- **Work required**: Retype exactly what runs from the first line of the data to the line with "plt.rcParams['font.family'] = ['Liberation", keeping both of those lines and skipping pictures.
################
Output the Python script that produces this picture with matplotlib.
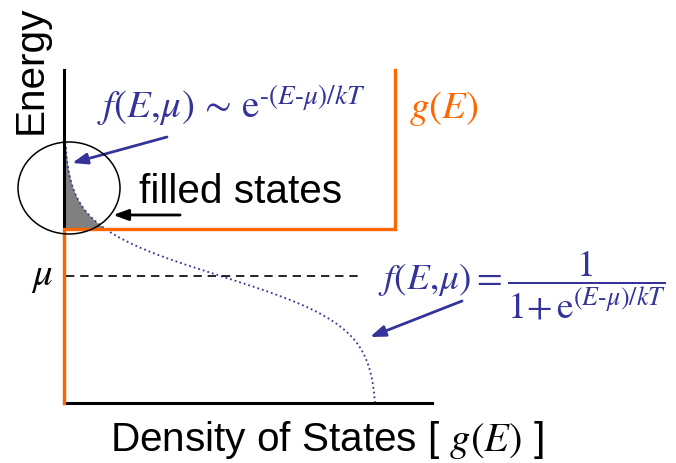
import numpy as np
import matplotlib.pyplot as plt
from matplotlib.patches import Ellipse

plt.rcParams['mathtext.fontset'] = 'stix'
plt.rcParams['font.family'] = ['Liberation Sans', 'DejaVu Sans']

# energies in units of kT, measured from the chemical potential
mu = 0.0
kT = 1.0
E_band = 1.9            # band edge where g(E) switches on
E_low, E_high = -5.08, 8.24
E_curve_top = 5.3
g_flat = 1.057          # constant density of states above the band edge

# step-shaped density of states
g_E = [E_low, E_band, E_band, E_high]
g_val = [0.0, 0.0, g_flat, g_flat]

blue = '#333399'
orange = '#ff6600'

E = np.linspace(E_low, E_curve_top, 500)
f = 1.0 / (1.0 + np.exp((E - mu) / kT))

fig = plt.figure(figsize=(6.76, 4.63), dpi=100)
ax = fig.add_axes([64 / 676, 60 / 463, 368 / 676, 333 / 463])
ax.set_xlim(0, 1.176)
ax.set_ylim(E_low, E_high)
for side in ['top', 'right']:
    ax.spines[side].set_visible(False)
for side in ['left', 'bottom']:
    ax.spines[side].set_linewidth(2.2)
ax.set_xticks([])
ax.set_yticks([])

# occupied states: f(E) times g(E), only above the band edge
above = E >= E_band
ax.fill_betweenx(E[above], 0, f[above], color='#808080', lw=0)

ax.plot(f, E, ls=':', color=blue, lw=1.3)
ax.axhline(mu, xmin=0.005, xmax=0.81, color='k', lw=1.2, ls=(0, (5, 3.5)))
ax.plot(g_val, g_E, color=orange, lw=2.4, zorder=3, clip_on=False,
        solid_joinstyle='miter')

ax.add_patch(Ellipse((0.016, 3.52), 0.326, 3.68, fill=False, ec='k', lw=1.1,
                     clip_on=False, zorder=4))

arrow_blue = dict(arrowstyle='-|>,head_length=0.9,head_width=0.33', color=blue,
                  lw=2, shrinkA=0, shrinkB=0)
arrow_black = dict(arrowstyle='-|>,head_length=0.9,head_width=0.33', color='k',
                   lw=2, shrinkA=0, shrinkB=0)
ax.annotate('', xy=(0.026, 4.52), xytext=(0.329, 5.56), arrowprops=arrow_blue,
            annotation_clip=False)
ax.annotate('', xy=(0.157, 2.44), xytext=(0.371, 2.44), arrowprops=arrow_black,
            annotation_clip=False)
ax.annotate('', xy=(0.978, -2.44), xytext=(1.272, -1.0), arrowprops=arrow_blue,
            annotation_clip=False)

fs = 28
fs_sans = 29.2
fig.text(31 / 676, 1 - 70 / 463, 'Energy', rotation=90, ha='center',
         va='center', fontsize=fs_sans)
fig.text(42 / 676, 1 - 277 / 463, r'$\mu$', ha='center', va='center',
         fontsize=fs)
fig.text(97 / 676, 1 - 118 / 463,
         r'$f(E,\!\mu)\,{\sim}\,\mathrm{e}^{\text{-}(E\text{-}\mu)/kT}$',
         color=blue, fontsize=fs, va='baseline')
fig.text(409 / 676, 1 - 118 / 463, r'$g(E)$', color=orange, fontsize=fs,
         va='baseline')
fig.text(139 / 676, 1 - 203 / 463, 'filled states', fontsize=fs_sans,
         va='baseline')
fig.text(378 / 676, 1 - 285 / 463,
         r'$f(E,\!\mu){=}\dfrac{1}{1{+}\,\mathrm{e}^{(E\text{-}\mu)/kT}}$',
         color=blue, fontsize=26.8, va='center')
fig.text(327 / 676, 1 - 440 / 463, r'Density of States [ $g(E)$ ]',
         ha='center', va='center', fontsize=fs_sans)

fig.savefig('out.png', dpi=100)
################
- **In response**:
Output the Python script that produces this picture with matplotlib.
import numpy as np
import matplotlib.pyplot as plt
from matplotlib.patches import Ellipse

plt.rcParams['mathtext.fontset'] = 'stix'
plt.rcParams['font.family'] = ['Liberation Sans', 'DejaVu Sans']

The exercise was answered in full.